Ponorogo atau hilangnya keterjebakkan (fana’) diri dari berbagai hal yang ragawi, maka kegundah gulaan tertinggalkan (tarku qolqin) yang diucap dengan kata “Trenggalek”.
Tertinggalkannya kegundah gulaan, artinya hilangnya kesedihan.
Hilangnya kesedihan menandakan datangnya pertolongan Tuhan (Tulung Agung).
Jika dalam kesedihan, maka Tuhan tiada bersama kita alias pertolongan-Nya tidak akan diberikannya kepada kita.
Maka itulah pesan Nabi Agung Muhammad saw kepada sahabatnya Abu Bakar ra, adalah janganlah engkau bersedih, sesungguhnya Allah itu bersama kita.
يا أبا بكر لا تحزن إن الله معنا
Jika pertolongan Allah didapatkan, maka tentara Tartar saat itu yang telah menguasai 3/4 dunia tidak mampu mengalahkan bangsa Indonesia yang memang telah terbimbing oleh Allah dan rasul-Nya.
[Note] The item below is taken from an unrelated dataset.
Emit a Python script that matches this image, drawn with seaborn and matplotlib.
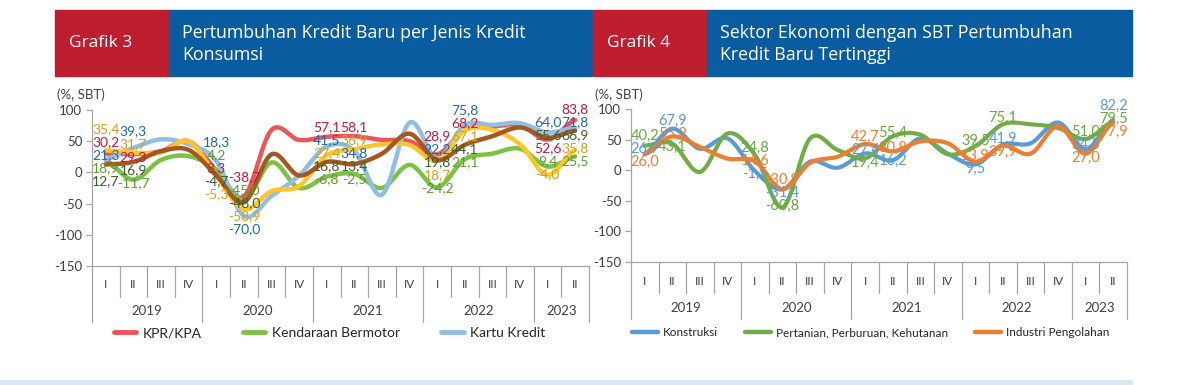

Maka mereka kembali kembali ke negaranya di Tartar (Balitar atau Blitar) tanpa ada perlawanan yang berarti. Karena mereka para tentara Tartar, saat itu ketika ingin mengalahkan dan menguasai bangsa Indonesia mengejar rakyat Indonesia sampai di pesisir pantai utara. Yang mana para rakyat Indonesia ketika menghadapi tentara Tartar memakai pakaian celana pendek (Tubban atau Tuban), sedangkan Tentara memakai baju besi sehingga mereka ketakutan dengan sendirinya, baju besi pasti tenggelam di laut melawan orang-orang yang hanya menggunakan “tubban” atau celana dalam.
Bagaimana Malangkucecwara dan Pasuruan serta Surabaya sampai Jakarta?
Semoga di lain waktu bisa saya menjelaskannya.